I pulled my kayak up onto the dock where the journey had begun some seven days and a hundred miles before, and pressed the button on my satellite communicator to signal a safe arrival back in civilization. As I unloaded my gear from the kayak, I turned my phone back on for the first time in a week. Notifications from my city life began to pour in, but I skipped through them to a message from my dad:
Yeah! That’s my girl. Congratulations on completing a great quest. I have followed your progress every day and I think you are awesome. Nicely done! You must feel pretty good about now. Talk soon. I love you.
After a shower, some grub and a cold brew, I called my dad. With laughter, we both shared our sides of the story of that time I got lost in the Everglades—me fumbling through brief messages from the middle of the water, and him from his office in the middle of a meeting with a client, showing the client the satellite map of where his daughter was off on her adventure.

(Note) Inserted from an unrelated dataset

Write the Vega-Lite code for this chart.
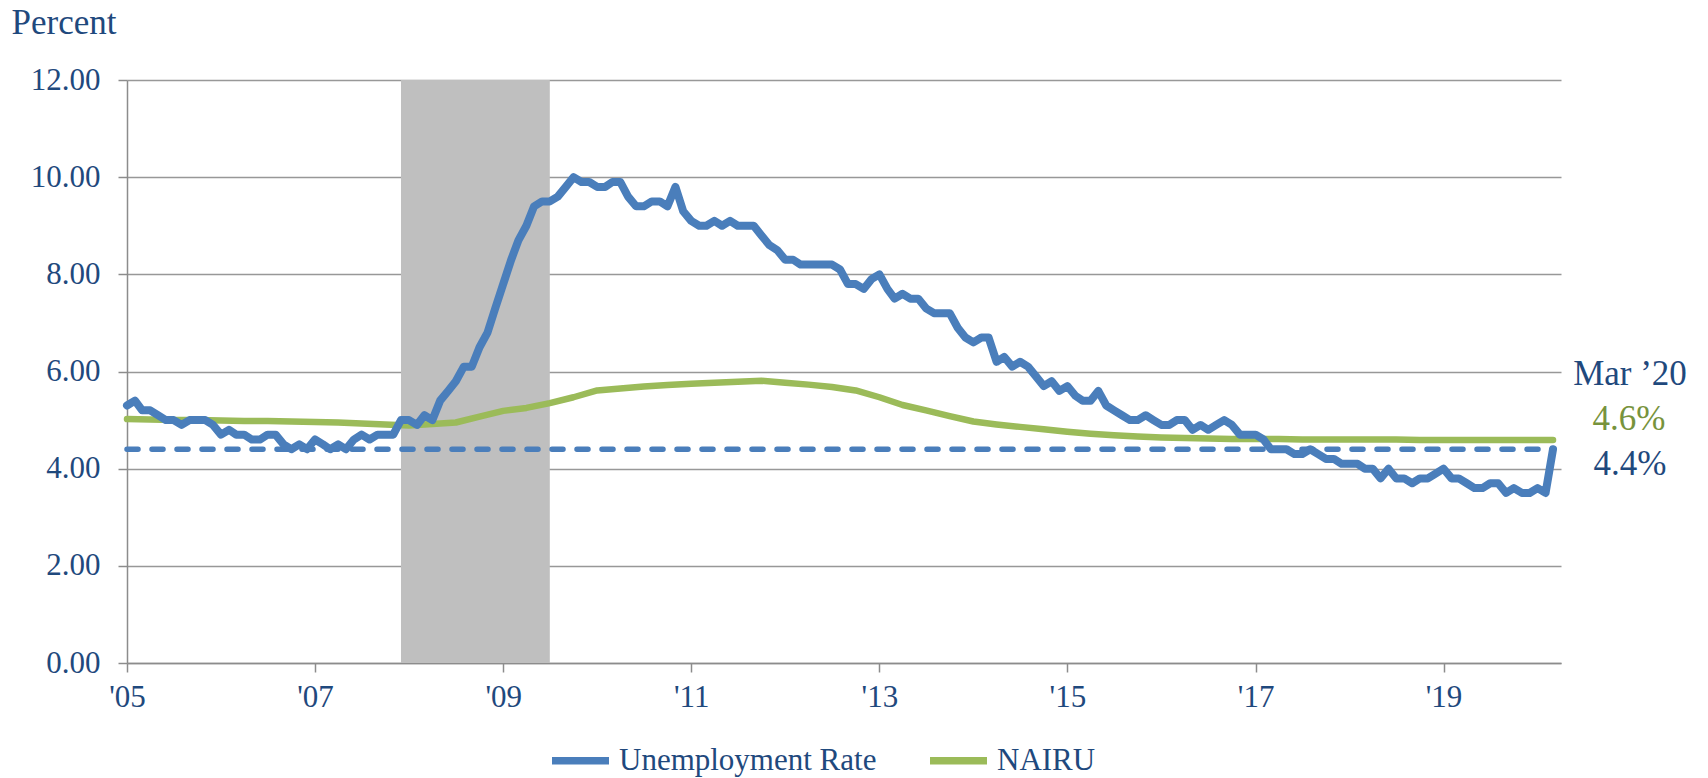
{
  "$schema": "https://vega.github.io/schema/vega-lite/v6.json",
  "width": 1434,
  "height": 583,
  "autosize": {"type": "none"},
  "padding": {"left": 127, "top": 80, "right": 147, "bottom": 115},
  "background": "white",
  "config": {
    "view": {"stroke": null},
    "font": "Liberation Serif",
    "axis": {
      "labelFont": "Liberation Serif",
      "labelFontSize": 31,
      "labelColor": "#1F497D",
      "domainColor": "#8C8C8C",
      "domainWidth": 1.5,
      "tickColor": "#8C8C8C",
      "tickWidth": 1.5,
      "tickSize": 9,
      "gridColor": "#989898",
      "gridWidth": 1.5
    },
    "legend": {
      "labelFont": "Liberation Serif",
      "labelFontSize": 31,
      "labelColor": "#1F497D",
      "labelLimit": 500
    }
  },
  "datasets": {
    "ur": [
      {"d":"2005-01-01","v":5.3},{"d":"2005-02-01","v":5.4},{"d":"2005-03-01","v":5.2},{"d":"2005-04-01","v":5.2},{"d":"2005-05-01","v":5.1},{"d":"2005-06-01","v":5.0},{"d":"2005-07-01","v":5.0},{"d":"2005-08-01","v":4.9},{"d":"2005-09-01","v":5.0},{"d":"2005-10-01","v":5.0},{"d":"2005-11-01","v":5.0},{"d":"2005-12-01","v":4.9},
      {"d":"2006-01-01","v":4.7},{"d":"2006-02-01","v":4.8},{"d":"2006-03-01","v":4.7},{"d":"2006-04-01","v":4.7},{"d":"2006-05-01","v":4.6},{"d":"2006-06-01","v":4.6},{"d":"2006-07-01","v":4.7},{"d":"2006-08-01","v":4.7},{"d":"2006-09-01","v":4.5},{"d":"2006-10-01","v":4.4},{"d":"2006-11-01","v":4.5},{"d":"2006-12-01","v":4.4},
      {"d":"2007-01-01","v":4.6},{"d":"2007-02-01","v":4.5},{"d":"2007-03-01","v":4.4},{"d":"2007-04-01","v":4.5},{"d":"2007-05-01","v":4.4},{"d":"2007-06-01","v":4.6},{"d":"2007-07-01","v":4.7},{"d":"2007-08-01","v":4.6},{"d":"2007-09-01","v":4.7},{"d":"2007-10-01","v":4.7},{"d":"2007-11-01","v":4.7},{"d":"2007-12-01","v":5.0},
      {"d":"2008-01-01","v":5.0},{"d":"2008-02-01","v":4.9},{"d":"2008-03-01","v":5.1},{"d":"2008-04-01","v":5.0},{"d":"2008-05-01","v":5.4},{"d":"2008-06-01","v":5.6},{"d":"2008-07-01","v":5.8},{"d":"2008-08-01","v":6.1},{"d":"2008-09-01","v":6.1},{"d":"2008-10-01","v":6.5},{"d":"2008-11-01","v":6.8},{"d":"2008-12-01","v":7.3},
      {"d":"2009-01-01","v":7.8},{"d":"2009-02-01","v":8.3},{"d":"2009-03-01","v":8.7},{"d":"2009-04-01","v":9.0},{"d":"2009-05-01","v":9.4},{"d":"2009-06-01","v":9.5},{"d":"2009-07-01","v":9.5},{"d":"2009-08-01","v":9.6},{"d":"2009-09-01","v":9.8},{"d":"2009-10-01","v":10.0},{"d":"2009-11-01","v":9.9},{"d":"2009-12-01","v":9.9},
      {"d":"2010-01-01","v":9.8},{"d":"2010-02-01","v":9.8},{"d":"2010-03-01","v":9.9},{"d":"2010-04-01","v":9.9},{"d":"2010-05-01","v":9.6},{"d":"2010-06-01","v":9.4},{"d":"2010-07-01","v":9.4},{"d":"2010-08-01","v":9.5},{"d":"2010-09-01","v":9.5},{"d":"2010-10-01","v":9.4},{"d":"2010-11-01","v":9.8},{"d":"2010-12-01","v":9.3},
      {"d":"2011-01-01","v":9.1},{"d":"2011-02-01","v":9.0},{"d":"2011-03-01","v":9.0},{"d":"2011-04-01","v":9.1},{"d":"2011-05-01","v":9.0},{"d":"2011-06-01","v":9.1},{"d":"2011-07-01","v":9.0},{"d":"2011-08-01","v":9.0},{"d":"2011-09-01","v":9.0},{"d":"2011-10-01","v":8.8},{"d":"2011-11-01","v":8.6},{"d":"2011-12-01","v":8.5},
      {"d":"2012-01-01","v":8.3},{"d":"2012-02-01","v":8.3},{"d":"2012-03-01","v":8.2},{"d":"2012-04-01","v":8.2},{"d":"2012-05-01","v":8.2},{"d":"2012-06-01","v":8.2},{"d":"2012-07-01","v":8.2},{"d":"2012-08-01","v":8.1},{"d":"2012-09-01","v":7.8},{"d":"2012-10-01","v":7.8},{"d":"2012-11-01","v":7.7},{"d":"2012-12-01","v":7.9},
      {"d":"2013-01-01","v":8.0},{"d":"2013-02-01","v":7.7},{"d":"2013-03-01","v":7.5},{"d":"2013-04-01","v":7.6},{"d":"2013-05-01","v":7.5},{"d":"2013-06-01","v":7.5},{"d":"2013-07-01","v":7.3},{"d":"2013-08-01","v":7.2},{"d":"2013-09-01","v":7.2},{"d":"2013-10-01","v":7.2},{"d":"2013-11-01","v":6.9},{"d":"2013-12-01","v":6.7},
      {"d":"2014-01-01","v":6.6},{"d":"2014-02-01","v":6.7},{"d":"2014-03-01","v":6.7},{"d":"2014-04-01","v":6.2},{"d":"2014-05-01","v":6.3},{"d":"2014-06-01","v":6.1},{"d":"2014-07-01","v":6.2},{"d":"2014-08-01","v":6.1},{"d":"2014-09-01","v":5.9},{"d":"2014-10-01","v":5.7},{"d":"2014-11-01","v":5.8},{"d":"2014-12-01","v":5.6},
      {"d":"2015-01-01","v":5.7},{"d":"2015-02-01","v":5.5},{"d":"2015-03-01","v":5.4},{"d":"2015-04-01","v":5.4},{"d":"2015-05-01","v":5.6},{"d":"2015-06-01","v":5.3},{"d":"2015-07-01","v":5.2},{"d":"2015-08-01","v":5.1},{"d":"2015-09-01","v":5.0},{"d":"2015-10-01","v":5.0},{"d":"2015-11-01","v":5.1},{"d":"2015-12-01","v":5.0},
      {"d":"2016-01-01","v":4.9},{"d":"2016-02-01","v":4.9},{"d":"2016-03-01","v":5.0},{"d":"2016-04-01","v":5.0},{"d":"2016-05-01","v":4.8},{"d":"2016-06-01","v":4.9},{"d":"2016-07-01","v":4.8},{"d":"2016-08-01","v":4.9},{"d":"2016-09-01","v":5.0},{"d":"2016-10-01","v":4.9},{"d":"2016-11-01","v":4.7},{"d":"2016-12-01","v":4.7},
      {"d":"2017-01-01","v":4.7},{"d":"2017-02-01","v":4.6},{"d":"2017-03-01","v":4.4},{"d":"2017-04-01","v":4.4},{"d":"2017-05-01","v":4.4},{"d":"2017-06-01","v":4.3},{"d":"2017-07-01","v":4.3},{"d":"2017-08-01","v":4.4},{"d":"2017-09-01","v":4.3},{"d":"2017-10-01","v":4.2},{"d":"2017-11-01","v":4.2},{"d":"2017-12-01","v":4.1},
      {"d":"2018-01-01","v":4.1},{"d":"2018-02-01","v":4.1},{"d":"2018-03-01","v":4.0},{"d":"2018-04-01","v":4.0},{"d":"2018-05-01","v":3.8},{"d":"2018-06-01","v":4.0},{"d":"2018-07-01","v":3.8},{"d":"2018-08-01","v":3.8},{"d":"2018-09-01","v":3.7},{"d":"2018-10-01","v":3.8},{"d":"2018-11-01","v":3.8},{"d":"2018-12-01","v":3.9},
      {"d":"2019-01-01","v":4.0},{"d":"2019-02-01","v":3.8},{"d":"2019-03-01","v":3.8},{"d":"2019-04-01","v":3.7},{"d":"2019-05-01","v":3.6},{"d":"2019-06-01","v":3.6},{"d":"2019-07-01","v":3.7},{"d":"2019-08-01","v":3.7},{"d":"2019-09-01","v":3.5},{"d":"2019-10-01","v":3.6},{"d":"2019-11-01","v":3.5},{"d":"2019-12-01","v":3.5},
      {"d":"2020-01-01","v":3.6},{"d":"2020-02-01","v":3.5},{"d":"2020-03-01","v":4.4}
    ],
    "nairu": [
      {"d":"2005-01-01","v":5.02},{"d":"2005-04-01","v":5.01},{"d":"2005-07-01","v":5.0},{"d":"2005-10-01","v":5.0},
      {"d":"2006-01-01","v":4.99},{"d":"2006-04-01","v":4.98},{"d":"2006-07-01","v":4.98},{"d":"2006-10-01","v":4.97},
      {"d":"2007-01-01","v":4.96},{"d":"2007-04-01","v":4.95},{"d":"2007-07-01","v":4.93},{"d":"2007-10-01","v":4.91},
      {"d":"2008-01-01","v":4.89},{"d":"2008-04-01","v":4.92},{"d":"2008-07-01","v":4.95},{"d":"2008-10-01","v":5.07},
      {"d":"2009-01-01","v":5.19},{"d":"2009-04-01","v":5.25},{"d":"2009-07-01","v":5.35},{"d":"2009-10-01","v":5.47},
      {"d":"2010-01-01","v":5.61},{"d":"2010-04-01","v":5.65},{"d":"2010-07-01","v":5.69},{"d":"2010-10-01","v":5.72},
      {"d":"2011-01-01","v":5.75},{"d":"2011-04-01","v":5.77},{"d":"2011-07-01","v":5.79},{"d":"2011-10-01","v":5.81},
      {"d":"2012-01-01","v":5.77},{"d":"2012-04-01","v":5.73},{"d":"2012-07-01","v":5.68},{"d":"2012-10-01","v":5.61},
      {"d":"2013-01-01","v":5.47},{"d":"2013-04-01","v":5.31},{"d":"2013-07-01","v":5.2},{"d":"2013-10-01","v":5.08},
      {"d":"2014-01-01","v":4.97},{"d":"2014-04-01","v":4.91},{"d":"2014-07-01","v":4.86},{"d":"2014-10-01","v":4.81},
      {"d":"2015-01-01","v":4.76},{"d":"2015-04-01","v":4.72},{"d":"2015-07-01","v":4.69},{"d":"2015-10-01","v":4.66},
      {"d":"2016-01-01","v":4.64},{"d":"2016-04-01","v":4.63},{"d":"2016-07-01","v":4.62},{"d":"2016-10-01","v":4.61},
      {"d":"2017-01-01","v":4.61},{"d":"2017-04-01","v":4.61},{"d":"2017-07-01","v":4.6},{"d":"2017-10-01","v":4.6},
      {"d":"2018-01-01","v":4.6},{"d":"2018-04-01","v":4.6},{"d":"2018-07-01","v":4.6},{"d":"2018-10-01","v":4.59},
      {"d":"2019-01-01","v":4.59},{"d":"2019-04-01","v":4.59},{"d":"2019-07-01","v":4.59},{"d":"2019-10-01","v":4.59},
      {"d":"2020-01-01","v":4.59},{"d":"2020-03-01","v":4.59}
    ],
    "recession": [{"start":"2007-12-01","end":"2009-07-01"}],
    "ref": [{"from":"2005-01-01","to":"2020-03-01","v":4.4}],
    "labelsDark": [{"d":"2020-03-01","t":"Mar ’20","y":5.72},{"d":"2020-03-01","t":"4.4%","y":3.86}],
    "labelsGreen": [{"d":"2020-03-01","t":"4.6%","y":4.8}]
  },
  "layer": [
    {
      "data": {"name": "recession"},
      "mark": {"type": "rect", "color": "#BFBFBF"},
      "encoding": {
        "x": {
          "field": "start", "type": "temporal",
          "scale": {"type": "utc", "domain": [{"year":2005,"month":1,"date":1,"utc":true},{"year":2020,"month":4,"date":1,"utc":true}], "nice": false},
          "axis": {
            "title": null,
            "labelExpr": "\"'\" + utcFormat(datum.value, '%y')",
            "values": [
              {"year":2005,"month":1,"date":1,"utc":true},
              {"year":2007,"month":1,"date":1,"utc":true},
              {"year":2009,"month":1,"date":1,"utc":true},
              {"year":2011,"month":1,"date":1,"utc":true},
              {"year":2013,"month":1,"date":1,"utc":true},
              {"year":2015,"month":1,"date":1,"utc":true},
              {"year":2017,"month":1,"date":1,"utc":true},
              {"year":2019,"month":1,"date":1,"utc":true}
            ],
            "grid": false,
            "labelPadding": 10,
            "labelFlush": false,
            "labelOverlap": false
          }
        },
        "x2": {"field": "end"},
        "y": {
          "datum": 0, "type": "quantitative",
          "scale": {"domain": [0, 12], "nice": false, "zero": true},
          "axis": {
            "values": [0, 2, 4, 6, 8, 10, 12],
            "format": ".2f",
            "grid": true,
            "labelPadding": 18,
            "title": "Percent",
            "titleFont": "Liberation Serif",
            "titleFontSize": 35,
            "titleFontWeight": "normal",
            "titleColor": "#1F497D",
            "titleAngle": 0,
            "titleAlign": "left",
            "titleBaseline": "alphabetic",
            "titleX": -116,
            "titleY": -47
          }
        },
        "y2": {"datum": 12}
      }
    },
    {
      "data": {"name": "ref"},
      "mark": {"type": "rule", "color": "#4A7EBB", "strokeWidth": 5.5, "strokeDash": [11, 14], "strokeCap": "round"},
      "encoding": {
        "x": {"field": "from", "type": "temporal"},
        "x2": {"field": "to"},
        "y": {"field": "v", "type": "quantitative"}
      }
    },
    {
      "data": {"name": "nairu"},
      "mark": {"type": "line", "strokeWidth": 6.5, "strokeCap": "round", "strokeJoin": "round"},
      "encoding": {
        "x": {"field": "d", "type": "temporal"},
        "y": {"field": "v", "type": "quantitative"},
        "color": {
          "datum": "NAIRU",
          "scale": {"domain": ["Unemployment Rate", "NAIRU"], "range": ["#4A7EBB", "#9BBB59"]},
          "legend": {
            "title": null,
            "orient": "none",
            "legendX": 421,
            "legendY": 648,
            "direction": "horizontal",
            "symbolType": "stroke",
            "symbolSize": 3249,
            "symbolStrokeWidth": 7.5,
            "labelOffset": 6,
            "columnPadding": 38,
            "padding": 0
          }
        }
      }
    },
    {
      "data": {"name": "ur"},
      "mark": {"type": "line", "strokeWidth": 8, "strokeCap": "round", "strokeJoin": "round"},
      "encoding": {
        "x": {"field": "d", "type": "temporal"},
        "y": {"field": "v", "type": "quantitative"},
        "color": {"datum": "Unemployment Rate"}
      }
    },
    {
      "data": {"name": "labelsDark"},
      "mark": {"type": "text", "font": "Liberation Serif", "fontSize": 35, "color": "#1F497D", "align": "center", "baseline": "alphabetic", "dx": 77},
      "encoding": {
        "x": {"field": "d", "type": "temporal"},
        "y": {"field": "y", "type": "quantitative"},
        "text": {"field": "t"}
      }
    },
    {
      "data": {"name": "labelsGreen"},
      "mark": {"type": "text", "font": "Liberation Serif", "fontSize": 35, "color": "#77933C", "align": "center", "baseline": "alphabetic", "dx": 76},
      "encoding": {
        "x": {"field": "d", "type": "temporal"},
        "y": {"field": "y", "type": "quantitative"},
        "text": {"field": "t"}
      }
    }
  ]
}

As equals, our stories of that day blended into us swapping wilderness stories in general. We chatted for hours as the experience of all I’d just been through solidified within me. The trip had forever changed me in some of the greatest ways, and there I was talking with the man in my life who had pushed past his own fears of it to find the courage needed to become one of its greatest supporters.
Later, my dad would write in our journal:
After you were safe and sound, I realized how dialed in and intense I had been. I felt a little nauseous and spent. But I was mighty proud of you for handling adversity. It is these moments, when your mettle is tested, that shape you and strengthen you.
I knew you’d be a better wilderness person because of it…I worried less after that day. I knew you had what it took and would be fine. I still watched all the time and felt the glory of where you were.
The depth of our relationship is one of the greatest delights of my life. I can’t wait to see what’s next for my intrepid daughter.
Fathers, let your daughters be brave. Let yourselves be vulnerable. Because if you’re a good man, a good dad, that means you’re already there to protect them and guide them—even when you’re not.